Les forces afghanes de sécurité lors de l’attaque du siège de la chaîne de télévision Shamshad TV à Kaboul, revendiquée par l’organisation Etat islamique, le 7 novembre à Kaboul. / Rahmat Gul / AP

Désormais oubliées de la communauté internationale, les victimes civiles en Afghanistan continuent de payer au prix fort la violence qui oppose toujours les insurgés au gouvernement. Au sein de cette société afghane, les journalistes font quant à eux l’objet d’une macabre concurrence entre les principaux groupes rebelles, qui multiplient à leur encontre menaces, enlèvements, attaques et assassinats. Ce pays détenait le nombre le plus élevé du monde de journalistes tués pour 2016, avec treize morts. Pour 2017, on en recense déjà onze.

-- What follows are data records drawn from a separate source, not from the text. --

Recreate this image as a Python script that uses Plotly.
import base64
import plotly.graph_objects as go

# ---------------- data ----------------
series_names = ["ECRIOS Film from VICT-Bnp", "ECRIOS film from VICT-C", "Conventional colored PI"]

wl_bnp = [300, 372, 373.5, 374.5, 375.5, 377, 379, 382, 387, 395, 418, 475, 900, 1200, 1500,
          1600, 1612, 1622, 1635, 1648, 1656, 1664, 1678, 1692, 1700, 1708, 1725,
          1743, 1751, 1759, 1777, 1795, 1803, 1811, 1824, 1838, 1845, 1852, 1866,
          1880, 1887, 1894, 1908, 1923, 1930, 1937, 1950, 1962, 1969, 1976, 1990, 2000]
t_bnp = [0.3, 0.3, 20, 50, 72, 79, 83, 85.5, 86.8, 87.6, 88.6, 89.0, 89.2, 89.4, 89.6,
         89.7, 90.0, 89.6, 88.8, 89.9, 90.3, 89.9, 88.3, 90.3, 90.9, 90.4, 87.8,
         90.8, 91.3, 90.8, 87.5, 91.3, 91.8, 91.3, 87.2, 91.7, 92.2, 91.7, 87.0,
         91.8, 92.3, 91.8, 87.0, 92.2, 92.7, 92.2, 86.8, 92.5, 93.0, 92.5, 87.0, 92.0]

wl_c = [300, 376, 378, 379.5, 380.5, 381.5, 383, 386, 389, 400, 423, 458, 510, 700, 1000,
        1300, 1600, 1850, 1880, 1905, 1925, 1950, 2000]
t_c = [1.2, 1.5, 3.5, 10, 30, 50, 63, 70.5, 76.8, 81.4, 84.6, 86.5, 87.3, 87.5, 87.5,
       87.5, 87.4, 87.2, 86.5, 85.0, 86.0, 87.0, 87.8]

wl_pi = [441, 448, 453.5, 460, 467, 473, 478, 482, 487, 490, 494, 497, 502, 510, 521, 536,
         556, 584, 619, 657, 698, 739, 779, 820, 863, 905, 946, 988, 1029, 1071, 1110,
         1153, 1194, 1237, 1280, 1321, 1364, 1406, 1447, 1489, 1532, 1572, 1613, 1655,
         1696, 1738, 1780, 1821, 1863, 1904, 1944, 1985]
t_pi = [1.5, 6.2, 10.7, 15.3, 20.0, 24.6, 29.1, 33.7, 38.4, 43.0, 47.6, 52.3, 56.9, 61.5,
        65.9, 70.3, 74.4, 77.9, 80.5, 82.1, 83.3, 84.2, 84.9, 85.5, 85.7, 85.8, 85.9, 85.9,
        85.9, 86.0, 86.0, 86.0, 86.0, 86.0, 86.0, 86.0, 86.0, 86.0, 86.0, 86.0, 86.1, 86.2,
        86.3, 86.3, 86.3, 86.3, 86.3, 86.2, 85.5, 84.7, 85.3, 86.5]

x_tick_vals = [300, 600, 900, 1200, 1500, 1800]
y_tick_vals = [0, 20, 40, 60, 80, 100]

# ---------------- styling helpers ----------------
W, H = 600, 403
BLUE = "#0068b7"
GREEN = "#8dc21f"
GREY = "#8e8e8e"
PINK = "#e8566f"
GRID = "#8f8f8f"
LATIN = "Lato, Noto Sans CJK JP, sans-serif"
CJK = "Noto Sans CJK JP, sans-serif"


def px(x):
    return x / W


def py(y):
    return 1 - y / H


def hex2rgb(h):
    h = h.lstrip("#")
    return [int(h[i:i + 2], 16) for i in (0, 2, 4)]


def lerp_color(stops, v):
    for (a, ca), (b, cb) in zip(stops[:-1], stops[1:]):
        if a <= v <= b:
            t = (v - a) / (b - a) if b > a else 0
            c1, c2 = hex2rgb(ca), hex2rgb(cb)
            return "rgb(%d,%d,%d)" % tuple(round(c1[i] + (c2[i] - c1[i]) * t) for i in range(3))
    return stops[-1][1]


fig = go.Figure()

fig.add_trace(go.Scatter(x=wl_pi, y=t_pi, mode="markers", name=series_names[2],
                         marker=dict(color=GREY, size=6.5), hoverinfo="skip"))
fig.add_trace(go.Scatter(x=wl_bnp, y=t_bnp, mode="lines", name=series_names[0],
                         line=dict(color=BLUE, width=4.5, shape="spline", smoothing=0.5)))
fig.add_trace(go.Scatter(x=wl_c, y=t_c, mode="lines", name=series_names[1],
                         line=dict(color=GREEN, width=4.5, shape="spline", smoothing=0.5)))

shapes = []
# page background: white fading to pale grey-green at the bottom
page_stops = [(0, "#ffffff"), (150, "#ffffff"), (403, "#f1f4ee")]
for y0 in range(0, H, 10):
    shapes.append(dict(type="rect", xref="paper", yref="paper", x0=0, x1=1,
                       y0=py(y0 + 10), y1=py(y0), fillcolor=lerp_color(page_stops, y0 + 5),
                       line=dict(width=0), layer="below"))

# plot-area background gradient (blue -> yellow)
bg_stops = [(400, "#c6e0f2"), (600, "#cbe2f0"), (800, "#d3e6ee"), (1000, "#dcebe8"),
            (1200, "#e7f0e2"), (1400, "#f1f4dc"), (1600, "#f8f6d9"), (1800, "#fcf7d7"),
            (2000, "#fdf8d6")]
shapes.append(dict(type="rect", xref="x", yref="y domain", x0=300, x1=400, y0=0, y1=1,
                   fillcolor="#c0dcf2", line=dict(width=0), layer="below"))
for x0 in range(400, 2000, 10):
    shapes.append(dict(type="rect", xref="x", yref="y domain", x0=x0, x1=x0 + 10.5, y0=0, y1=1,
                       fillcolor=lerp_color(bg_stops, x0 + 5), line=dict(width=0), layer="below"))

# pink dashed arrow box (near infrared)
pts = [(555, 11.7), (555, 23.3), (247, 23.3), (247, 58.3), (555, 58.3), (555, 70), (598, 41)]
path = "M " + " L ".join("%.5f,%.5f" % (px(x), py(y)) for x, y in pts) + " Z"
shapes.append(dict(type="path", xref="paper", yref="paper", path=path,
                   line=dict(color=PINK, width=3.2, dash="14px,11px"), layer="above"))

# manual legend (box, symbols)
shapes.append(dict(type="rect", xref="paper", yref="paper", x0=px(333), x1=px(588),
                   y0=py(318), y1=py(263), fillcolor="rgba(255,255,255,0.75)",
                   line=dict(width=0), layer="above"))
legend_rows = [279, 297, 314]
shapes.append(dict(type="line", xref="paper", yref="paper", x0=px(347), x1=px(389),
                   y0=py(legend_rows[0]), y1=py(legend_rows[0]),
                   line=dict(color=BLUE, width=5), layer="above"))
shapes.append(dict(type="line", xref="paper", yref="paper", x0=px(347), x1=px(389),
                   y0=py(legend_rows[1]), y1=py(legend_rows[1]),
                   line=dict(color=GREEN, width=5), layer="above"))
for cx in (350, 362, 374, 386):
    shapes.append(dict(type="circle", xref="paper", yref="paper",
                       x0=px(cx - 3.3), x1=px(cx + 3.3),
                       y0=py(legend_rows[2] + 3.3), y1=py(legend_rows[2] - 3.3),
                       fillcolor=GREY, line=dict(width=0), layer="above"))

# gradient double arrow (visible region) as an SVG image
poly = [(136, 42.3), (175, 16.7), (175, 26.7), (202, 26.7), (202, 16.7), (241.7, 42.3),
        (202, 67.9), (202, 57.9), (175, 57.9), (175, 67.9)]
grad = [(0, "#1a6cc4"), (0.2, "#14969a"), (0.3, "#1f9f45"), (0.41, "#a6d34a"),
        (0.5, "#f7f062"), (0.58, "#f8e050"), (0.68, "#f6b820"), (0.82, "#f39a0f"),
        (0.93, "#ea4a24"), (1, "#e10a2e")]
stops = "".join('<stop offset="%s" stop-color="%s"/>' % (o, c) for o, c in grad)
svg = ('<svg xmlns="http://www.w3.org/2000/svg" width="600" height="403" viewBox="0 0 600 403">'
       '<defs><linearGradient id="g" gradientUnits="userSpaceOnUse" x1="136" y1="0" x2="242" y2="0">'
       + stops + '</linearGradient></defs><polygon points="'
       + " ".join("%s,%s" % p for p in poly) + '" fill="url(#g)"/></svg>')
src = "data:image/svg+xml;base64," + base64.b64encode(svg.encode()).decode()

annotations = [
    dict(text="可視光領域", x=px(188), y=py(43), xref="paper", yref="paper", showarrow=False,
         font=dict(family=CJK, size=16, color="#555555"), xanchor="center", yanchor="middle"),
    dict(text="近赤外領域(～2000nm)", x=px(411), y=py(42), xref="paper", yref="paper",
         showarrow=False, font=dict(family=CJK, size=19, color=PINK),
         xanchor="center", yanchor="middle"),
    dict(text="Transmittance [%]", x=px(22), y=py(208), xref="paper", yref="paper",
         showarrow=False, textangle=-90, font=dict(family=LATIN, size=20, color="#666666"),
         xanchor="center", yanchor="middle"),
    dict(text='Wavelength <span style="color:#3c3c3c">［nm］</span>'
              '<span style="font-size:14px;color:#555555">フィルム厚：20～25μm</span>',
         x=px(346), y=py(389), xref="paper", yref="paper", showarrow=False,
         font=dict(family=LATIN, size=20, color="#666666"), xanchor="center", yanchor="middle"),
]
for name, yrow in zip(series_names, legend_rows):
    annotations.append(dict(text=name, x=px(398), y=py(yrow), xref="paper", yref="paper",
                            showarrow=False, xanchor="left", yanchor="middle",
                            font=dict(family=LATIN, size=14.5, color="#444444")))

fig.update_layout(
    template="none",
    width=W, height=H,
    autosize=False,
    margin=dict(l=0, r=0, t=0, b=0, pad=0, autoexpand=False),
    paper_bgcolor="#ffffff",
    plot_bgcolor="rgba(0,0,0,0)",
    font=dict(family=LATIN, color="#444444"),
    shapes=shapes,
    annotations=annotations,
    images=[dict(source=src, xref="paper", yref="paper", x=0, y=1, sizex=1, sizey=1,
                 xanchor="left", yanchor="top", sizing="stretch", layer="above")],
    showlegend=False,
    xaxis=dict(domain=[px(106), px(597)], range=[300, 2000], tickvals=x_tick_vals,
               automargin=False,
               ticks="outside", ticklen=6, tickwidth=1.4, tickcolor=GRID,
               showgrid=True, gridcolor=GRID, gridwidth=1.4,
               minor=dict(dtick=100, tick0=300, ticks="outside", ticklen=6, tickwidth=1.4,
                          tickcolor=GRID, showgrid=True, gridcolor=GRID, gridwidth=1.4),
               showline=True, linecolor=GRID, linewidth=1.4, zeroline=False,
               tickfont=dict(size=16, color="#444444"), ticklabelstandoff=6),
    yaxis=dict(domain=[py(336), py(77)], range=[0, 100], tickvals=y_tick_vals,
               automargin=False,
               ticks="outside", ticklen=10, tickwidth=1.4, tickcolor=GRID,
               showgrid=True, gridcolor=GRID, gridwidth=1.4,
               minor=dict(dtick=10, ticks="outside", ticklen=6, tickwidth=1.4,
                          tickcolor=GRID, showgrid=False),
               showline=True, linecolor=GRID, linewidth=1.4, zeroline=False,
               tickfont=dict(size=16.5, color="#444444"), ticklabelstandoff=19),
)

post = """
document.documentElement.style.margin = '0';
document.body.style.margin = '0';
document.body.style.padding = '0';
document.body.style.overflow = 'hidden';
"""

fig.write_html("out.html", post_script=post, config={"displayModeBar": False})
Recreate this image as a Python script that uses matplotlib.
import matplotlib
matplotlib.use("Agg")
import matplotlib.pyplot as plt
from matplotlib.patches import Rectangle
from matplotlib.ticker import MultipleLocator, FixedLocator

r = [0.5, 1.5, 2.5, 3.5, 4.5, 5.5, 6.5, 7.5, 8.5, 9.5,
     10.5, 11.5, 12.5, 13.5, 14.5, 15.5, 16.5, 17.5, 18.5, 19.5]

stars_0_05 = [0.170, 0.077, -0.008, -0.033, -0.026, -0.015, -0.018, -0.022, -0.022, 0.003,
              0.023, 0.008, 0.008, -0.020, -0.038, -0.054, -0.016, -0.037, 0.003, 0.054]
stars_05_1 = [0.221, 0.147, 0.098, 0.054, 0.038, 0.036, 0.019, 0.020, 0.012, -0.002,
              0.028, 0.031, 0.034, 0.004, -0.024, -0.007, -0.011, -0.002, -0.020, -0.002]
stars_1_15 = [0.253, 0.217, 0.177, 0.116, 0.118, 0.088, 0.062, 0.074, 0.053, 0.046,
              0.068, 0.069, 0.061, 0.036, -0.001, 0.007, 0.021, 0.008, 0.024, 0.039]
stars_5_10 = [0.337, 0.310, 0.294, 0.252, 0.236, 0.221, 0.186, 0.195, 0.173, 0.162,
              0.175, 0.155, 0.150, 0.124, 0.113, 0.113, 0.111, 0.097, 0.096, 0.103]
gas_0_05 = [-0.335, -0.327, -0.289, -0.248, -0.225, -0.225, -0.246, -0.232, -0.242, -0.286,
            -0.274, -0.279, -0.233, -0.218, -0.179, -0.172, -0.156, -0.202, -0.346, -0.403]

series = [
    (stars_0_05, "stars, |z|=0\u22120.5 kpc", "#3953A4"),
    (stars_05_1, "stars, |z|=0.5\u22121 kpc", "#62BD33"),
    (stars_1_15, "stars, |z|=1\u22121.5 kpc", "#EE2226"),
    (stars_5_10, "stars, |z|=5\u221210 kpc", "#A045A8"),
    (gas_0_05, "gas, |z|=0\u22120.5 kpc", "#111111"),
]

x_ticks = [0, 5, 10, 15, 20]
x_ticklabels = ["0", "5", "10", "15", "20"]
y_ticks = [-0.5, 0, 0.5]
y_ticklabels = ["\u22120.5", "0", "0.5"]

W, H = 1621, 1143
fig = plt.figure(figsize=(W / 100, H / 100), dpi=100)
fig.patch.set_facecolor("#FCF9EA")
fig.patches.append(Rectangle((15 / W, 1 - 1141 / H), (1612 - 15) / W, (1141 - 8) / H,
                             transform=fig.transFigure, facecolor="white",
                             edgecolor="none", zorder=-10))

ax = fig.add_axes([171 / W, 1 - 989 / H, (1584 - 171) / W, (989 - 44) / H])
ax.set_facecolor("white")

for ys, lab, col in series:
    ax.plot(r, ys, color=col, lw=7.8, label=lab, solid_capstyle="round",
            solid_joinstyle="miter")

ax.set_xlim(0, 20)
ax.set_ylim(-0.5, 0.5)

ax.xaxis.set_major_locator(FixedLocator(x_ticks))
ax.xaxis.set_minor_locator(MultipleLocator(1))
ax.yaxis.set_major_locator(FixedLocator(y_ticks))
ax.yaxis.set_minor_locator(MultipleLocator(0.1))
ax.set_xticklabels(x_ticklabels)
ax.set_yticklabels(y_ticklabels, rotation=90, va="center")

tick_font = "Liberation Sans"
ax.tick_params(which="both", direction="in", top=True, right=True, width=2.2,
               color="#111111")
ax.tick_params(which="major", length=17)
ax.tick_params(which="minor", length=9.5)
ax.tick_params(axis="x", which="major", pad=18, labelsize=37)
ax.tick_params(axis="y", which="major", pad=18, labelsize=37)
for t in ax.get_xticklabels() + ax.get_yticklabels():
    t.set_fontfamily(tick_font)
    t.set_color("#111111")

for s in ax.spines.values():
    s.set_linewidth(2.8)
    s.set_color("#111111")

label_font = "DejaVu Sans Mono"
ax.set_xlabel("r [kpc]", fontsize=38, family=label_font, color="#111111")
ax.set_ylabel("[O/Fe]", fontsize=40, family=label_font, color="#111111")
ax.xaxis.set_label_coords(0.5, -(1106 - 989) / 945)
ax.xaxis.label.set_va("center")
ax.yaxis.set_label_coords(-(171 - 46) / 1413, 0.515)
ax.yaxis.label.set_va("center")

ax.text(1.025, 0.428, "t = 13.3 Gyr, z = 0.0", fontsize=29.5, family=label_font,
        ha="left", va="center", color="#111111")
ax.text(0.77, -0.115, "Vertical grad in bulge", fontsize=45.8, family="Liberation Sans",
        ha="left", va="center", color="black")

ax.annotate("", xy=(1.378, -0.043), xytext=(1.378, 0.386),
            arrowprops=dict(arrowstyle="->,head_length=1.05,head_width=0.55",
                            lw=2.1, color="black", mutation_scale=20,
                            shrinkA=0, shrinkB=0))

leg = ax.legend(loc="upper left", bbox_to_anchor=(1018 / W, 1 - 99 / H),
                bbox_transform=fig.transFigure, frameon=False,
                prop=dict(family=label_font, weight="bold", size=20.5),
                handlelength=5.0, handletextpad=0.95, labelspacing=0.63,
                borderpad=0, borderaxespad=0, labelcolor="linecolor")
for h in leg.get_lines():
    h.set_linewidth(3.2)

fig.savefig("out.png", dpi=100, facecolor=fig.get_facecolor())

Mardi 7 novembre, en fin de matinée, un commando d’hommes déguisés en policiers a pris d’assaut le siège de la chaîne de télévision Shamshad TV à Kaboul, tuant un employé et blessant 21 personnes, dont six sont dans un état grave, selon les autorités. L’attaque, revendiquée par l’organisation Etat islamique (EI), a duré près de trois heures, avant que les forces de sécurité afghanes ne libèrent les employés, dont beaucoup étaient restés cachés dans le bâtiment. D’autres avaient réussi à fuir dans les locaux voisins du Comité olympique.

A peine l’attaque terminée, un journaliste, la main bandée, est apparu à l’antenne de Shamshad TV pour relater les faits. L’un des deux assaillants s’est fait exploser à la porte de l’immeuble, tandis que l’autre, lourdement armé, a ouvert le feu avant de se retrancher sur le toit et de viser les forces de sécurité. Pour le rédacteur en chef de la chaîne, Abed Ehsas, « c’est une attaque contre la liberté de la presse, mais ils ne pourront pas nous réduire au silence ». Il a assuré que son média n’avait reçu aucune menace préalable.

L’Afghan Journalists Safety Committee (ASJC), un groupe d’entraide de journalistes afghans, a rappelé mardi qu’en 2016 dix d’entre eux avaient été tués par les talibans. Le principal mouvement insurgé avait notamment revendiqué une attaque-suicide, perpétrée le 20 janvier 2016 à Kaboul contre un minibus transportant des employés du groupe de médias Tolo, qui avait fait sept morts et 25 blessés. Tolo TV, membre de Moby Group, est la propriété de Saad Mohseni, symbole d’un Afghanistan occidentalisé ayant fait fortune au cours des quinze années de présence étrangère dans ce pays.

Tolo TV et une autre chaîne, 1 TV, avaient été désignées le 12 octobre 2015 par la commission militaire de l’« émirat ­islamique d’Afghanistan » (le commandement taliban) comme des ­ « cibles militaires », en raison de leur couverture de la prise par les ­talibans, pendant quinze jours, le 28 septembre 2015, de la ville de Koundouz. Les médias affirmaient que les insurgés avaient commis des exactions alors qu’ils s’étaient engagés à épargner la population. La guerre civile afghane se déroule aussi sur le terrain de la communication et de l’image.

Plus vulnérables en province

Les médias ne sont pas ciblés qu’à Kaboul. Les actes de violence, qui ont augmenté de 35 % depuis janvier par rapport à la même période en 2016, selon l’ASJC, se produisent aussi en province, où les journalistes sont plus vulnérables que dans la capitale. Ainsi, le 8 janvier 2016, trois bombes, posées sur le toit du bâtiment abritant Enekas Radio et Afghan TV Cable Network, à Djalalabad, dans le nord du pays, ont détruit la station sans faire de victimes. Le responsable de la radio, fondée en 2001, M. Zulmay, a été menacé à la fois par les talibans et par la structure locale de l’EI.

Une autre association de journalistes afghans indépendants, l’AIJA, jointe par Le Monde et qui recense toutes les formes d’attaques dont sont victimes les membres de cette profession sur le territoire, rappelle que les agissements hostiles contre la presse émanent également des autorités. Le 4 février, Sadiq Safi, le directeur de Khawar TV Channel à Lashkar Gah, dans le sud du pays, a été arrêté par les services secrets pour avoir diffusé un reportage dénonçant la vente à la mafia de terrains appartenant à l’Etat. Le 25 mai, le gouverneur Abdul Hai Namati, qui n’a pas apprécié les questions de quatre journalistes d’Arezo TV, les a fait enfermer plusieurs heures dans une pièce avant de les libérer sur intervention d’organisations de défense des médias.